We have Josh Allen out here exploding in 2020 in all the metrics even though Buffalo ranked lowly with a 2.14 (No. 28) Pace of Play. Buffalo averaged 38.9 (No. 13) Team Pass Plays Per Game, and Allen finished with 4,546 (No. 5) Passing Yards and 37 (No. 5) Passing Touchdowns. Like Aaron Rodgers and Lamar Jackson, Allen ranked highly in the efficiency metrics with 8.1 (No. 5) Adjusted Yards Per Attempt, a +9.9 (No. 11) Production Premium, and 0.58 (No. 4) Fantasy Points per Dropback.

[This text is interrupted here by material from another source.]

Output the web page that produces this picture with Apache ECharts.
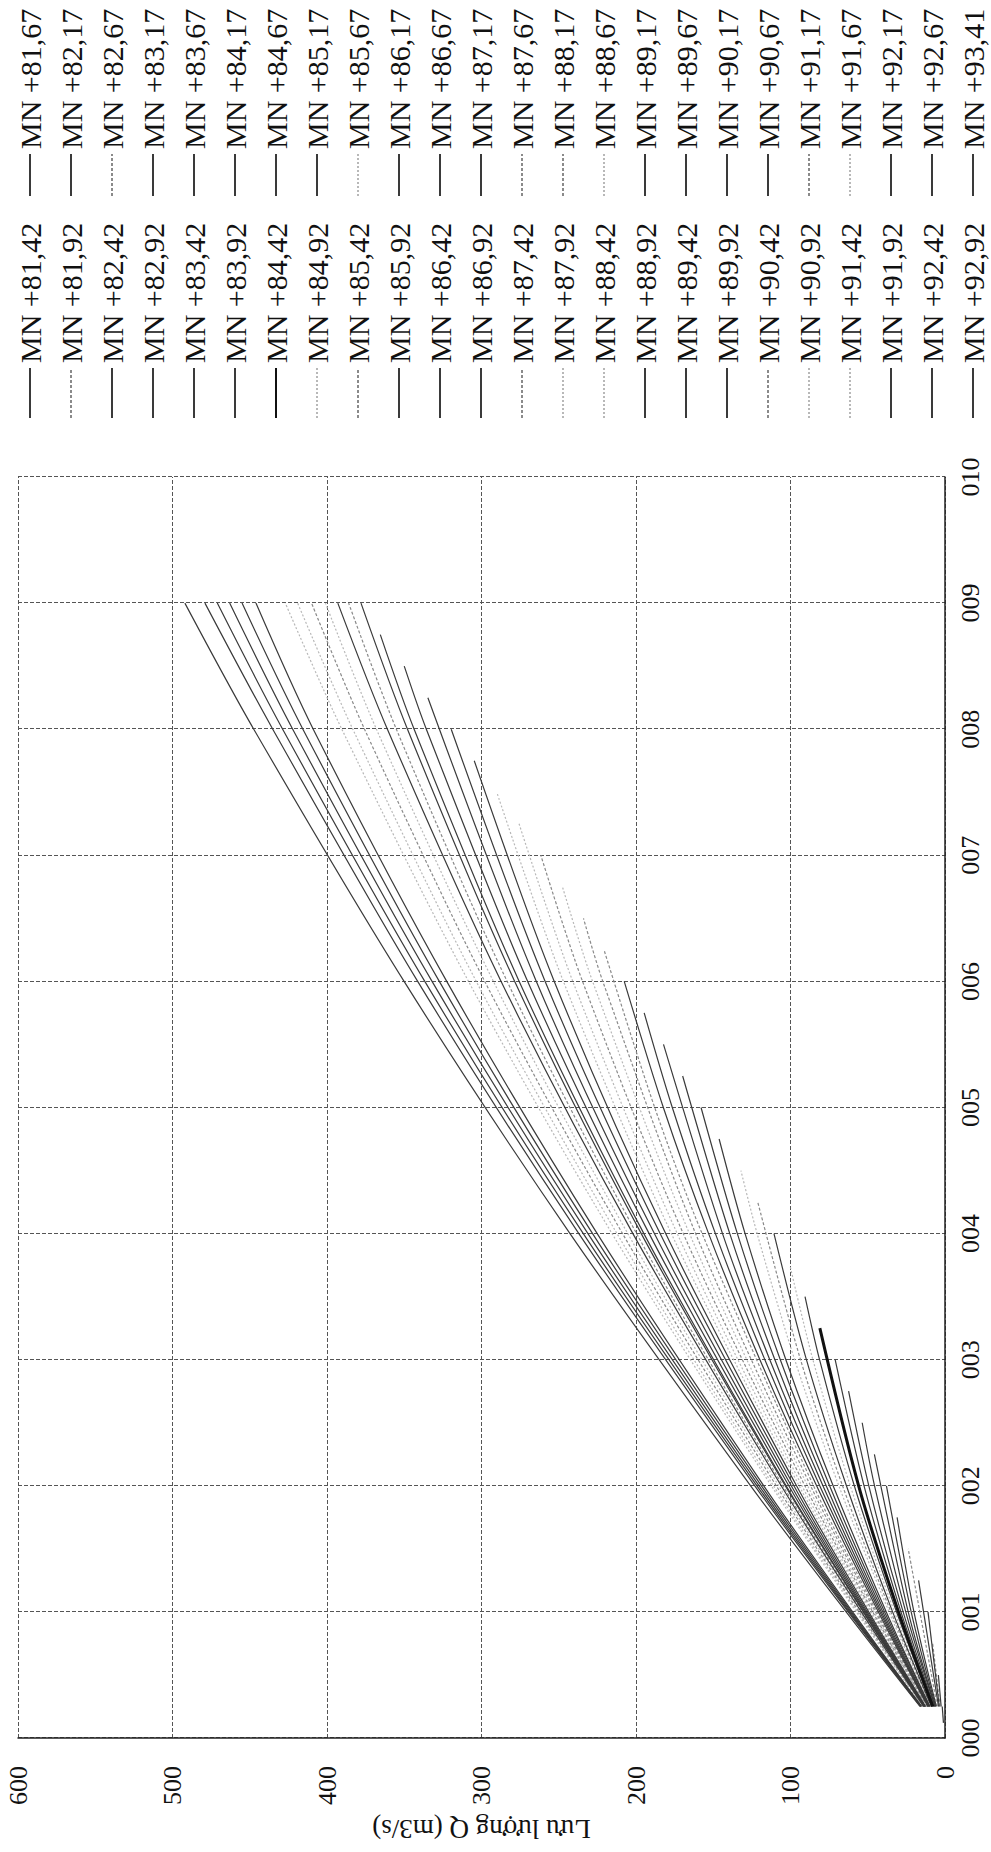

With the leap in fantasy production and efficiency paired with his rushing production, expect Allen to dominate again in 2021.
Let’s note how Baker Mayfield ranks lowly in the passing opportunities, yet lacked efficiency in 2019 and 2020. In 2020, Cleveland averaged 32.9 (No. 29) Team Pass Plays Per Game with a 2.16 (No. 24) Pace of Play. We’ll note that the Browns often played with a lead given their +0.50 (No. 11) Game Script mark – the opposite of the Jaguars and Cowboys quarterbacks who finished top-6 or better in Team Pass Plays Per Game and Pace of Play.
Unlike Lamar Jackson and Aaron Rodgers, Mayfield recorded middling to below-average efficiency and productivity metrics. The lowlights were a -7.5 (No. 23) Production Premium and 7.3 (No. 12) Adjusted Yards Per Attempt. Assuming the passing opportunities don’t tick up a significant amount in 2021, Mayfield needs to rely on efficiency to take a step up from his 15.8 (No. 25) Fantasy Points per Game and 0.45 (No. 18) Fantasy Points per Dropback. A slow Pace of Play and low Team Pass Plays Per Game lends itself to a small margin for error in fantasy production and efficiency.